Student Blog: Law, Markets, & The Role Of The State
AFTER THE SUBPRIME MORTGAGE CRISIS, PERHAPS SOME RELIEF?
On September 2, Shira Scheindlin, a U.S. district judge ordered Morgan Stanley, Moody’s Investors Service, and Standard & Poor’s to defend fraud charges in a class-action lawsuit. The plaintiffs, Abu Dhabi Commercial Bank and King County in Washington State are accusing them of masking the risks of an investment that is linked to subprime mortgages.

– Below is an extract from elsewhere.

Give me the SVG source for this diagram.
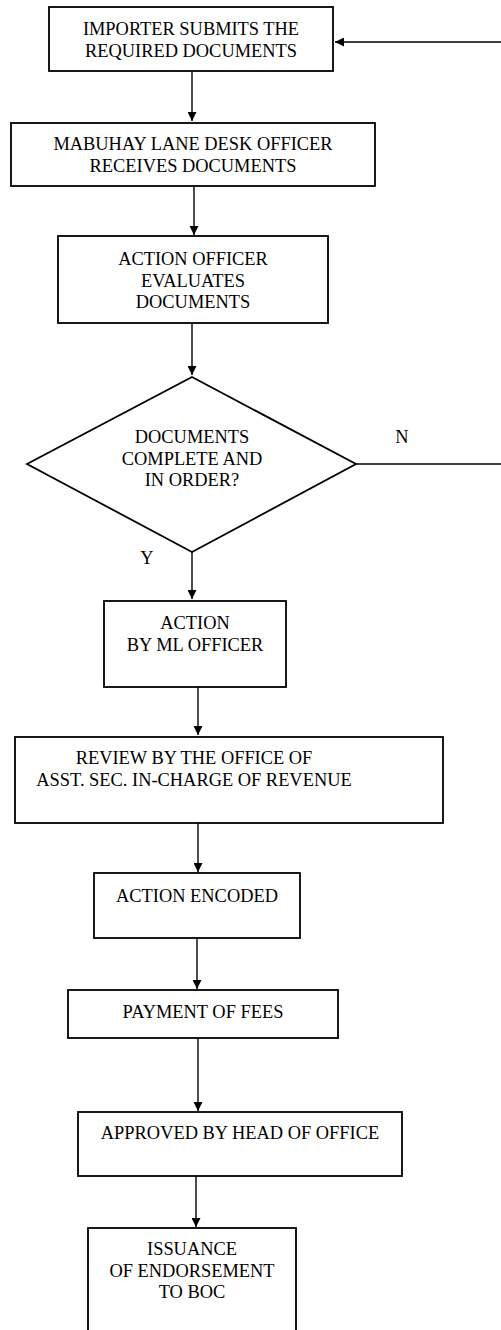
<svg xmlns="http://www.w3.org/2000/svg" width="501" height="1330" viewBox="0 0 501 1330">
  <style>
    .box { fill: #ffffff; stroke: #000000; stroke-width: 1.8; }
    .lbl { font-family: "Liberation Serif", "Times New Roman", serif; font-size: 18.4px; fill: #000000; text-anchor: middle; }
    .wire { fill: none; stroke: #000000; stroke-width: 1.4; }
  </style>
  <defs>
    <marker id="arrow" viewBox="0 0 10 10" refX="10" refY="5" markerWidth="10" markerHeight="9" markerUnits="userSpaceOnUse" orient="auto">
      <path d="M0,0 L10,5 L0,10 Z" fill="#000000"/>
    </marker>
  </defs>
  <rect width="501" height="1330" fill="#ffffff"/>

  <g id="connectors">
    <path class="wire" d="M501,42 L335,42" marker-end="url(#arrow)"/>
    <path class="wire" d="M192,72 L192,121" marker-end="url(#arrow)"/>
    <path class="wire" d="M194,187 L194,235" marker-end="url(#arrow)"/>
    <path class="wire" d="M192,323 L192,375" marker-end="url(#arrow)"/>
    <path class="wire" d="M356,464 L501,464"/>
    <path class="wire" d="M192,552 L192,599" marker-end="url(#arrow)"/>
    <path class="wire" d="M198,687 L198,735" marker-end="url(#arrow)"/>
    <path class="wire" d="M198,823 L198,872" marker-end="url(#arrow)"/>
    <path class="wire" d="M197,938 L197,989" marker-end="url(#arrow)"/>
    <path class="wire" d="M198,1038 L198,1111" marker-end="url(#arrow)"/>
    <path class="wire" d="M196,1176 L196,1227" marker-end="url(#arrow)"/>
  </g>

  <g id="submit">
    <rect class="box" x="49" y="7" width="284" height="64"/>
    <text class="lbl" x="191" y="35">IMPORTER SUBMITS THE</text>
    <text class="lbl" x="191" y="57">REQUIRED DOCUMENTS</text>
  </g>

  <g id="receive">
    <rect class="box" x="11" y="123" width="364" height="63"/>
    <text class="lbl" x="193" y="150">MABUHAY LANE DESK OFFICER</text>
    <text class="lbl" x="193" y="172">RECEIVES DOCUMENTS</text>
  </g>

  <g id="evaluate">
    <rect class="box" x="58" y="236" width="270" height="87"/>
    <text class="lbl" x="193" y="265">ACTION OFFICER</text>
    <text class="lbl" x="193" y="287">EVALUATES</text>
    <text class="lbl" x="193" y="308">DOCUMENTS</text>
  </g>

  <g id="decision">
    <polygon class="box" points="192,377 356,464 192,552 27,464"/>
    <text class="lbl" x="192" y="443">DOCUMENTS</text>
    <text class="lbl" x="192" y="465">COMPLETE AND</text>
    <text class="lbl" x="192" y="486">IN ORDER?</text>
    <text class="lbl" x="402" y="443">N</text>
    <text class="lbl" x="147" y="564">Y</text>
  </g>

  <g id="ml-action">
    <rect class="box" x="104" y="601" width="182" height="86"/>
    <text class="lbl" x="195" y="629">ACTION</text>
    <text class="lbl" x="195" y="651">BY ML OFFICER</text>
  </g>

  <g id="review">
    <rect class="box" x="15" y="737" width="428" height="86"/>
    <text class="lbl" x="194" y="764">REVIEW BY THE OFFICE OF</text>
    <text class="lbl" x="194" y="786">ASST. SEC. IN-CHARGE OF REVENUE</text>
  </g>

  <g id="encoded">
    <rect class="box" x="94" y="873" width="206" height="65"/>
    <text class="lbl" x="197" y="902">ACTION ENCODED</text>
  </g>

  <g id="payment">
    <rect class="box" x="68" y="990" width="270" height="48"/>
    <text class="lbl" x="203" y="1018">PAYMENT OF FEES</text>
  </g>

  <g id="approved">
    <rect class="box" x="78" y="1112" width="324" height="64"/>
    <text class="lbl" x="240" y="1139">APPROVED BY HEAD OF OFFICE</text>
  </g>

  <g id="issuance">
    <rect class="box" x="88" y="1228" width="208" height="130"/>
    <text class="lbl" x="192" y="1255">ISSUANCE</text>
    <text class="lbl" x="192" y="1277">OF ENDORSEMENT</text>
    <text class="lbl" x="192" y="1298">TO BOC</text>
  </g>
</svg>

Since the subprime mortgage crisis began, there have been a flood of lawsuits against investors such as these, however, very few cases have actually survived. Perhaps this could be the beginning of some relief for the victims of subprime fraud. In a 68-page ruling, Judge Scheindlin said, “where both rating agencies and Morgan Stanley knew that the ratings process was flawed, knew that the portfolio was not a safe, stable investment, and knew that the rating agencies could not issue an objective rating because of the effect it would have on their compensation, it may be plausibly inferred that Morgan Stanley and the rating agencies knew they were disseminating false and misleading ratings.” While Americans lost more than a quarter of their net worth due to the fraudulent practices of firms such as these, the executives at these financial institutions have seen an overall increase in the value of their stock options. It seems as though these financial institutions are above reproach. Despite talk of bonus caps, little has been done by regulators to “rein in the bonus culture that many believe contributed to the near collapse of the financial sector.” With Judge Scheindlin’s ruling, there may be light at the end of the tunnel and perhaps even some relief.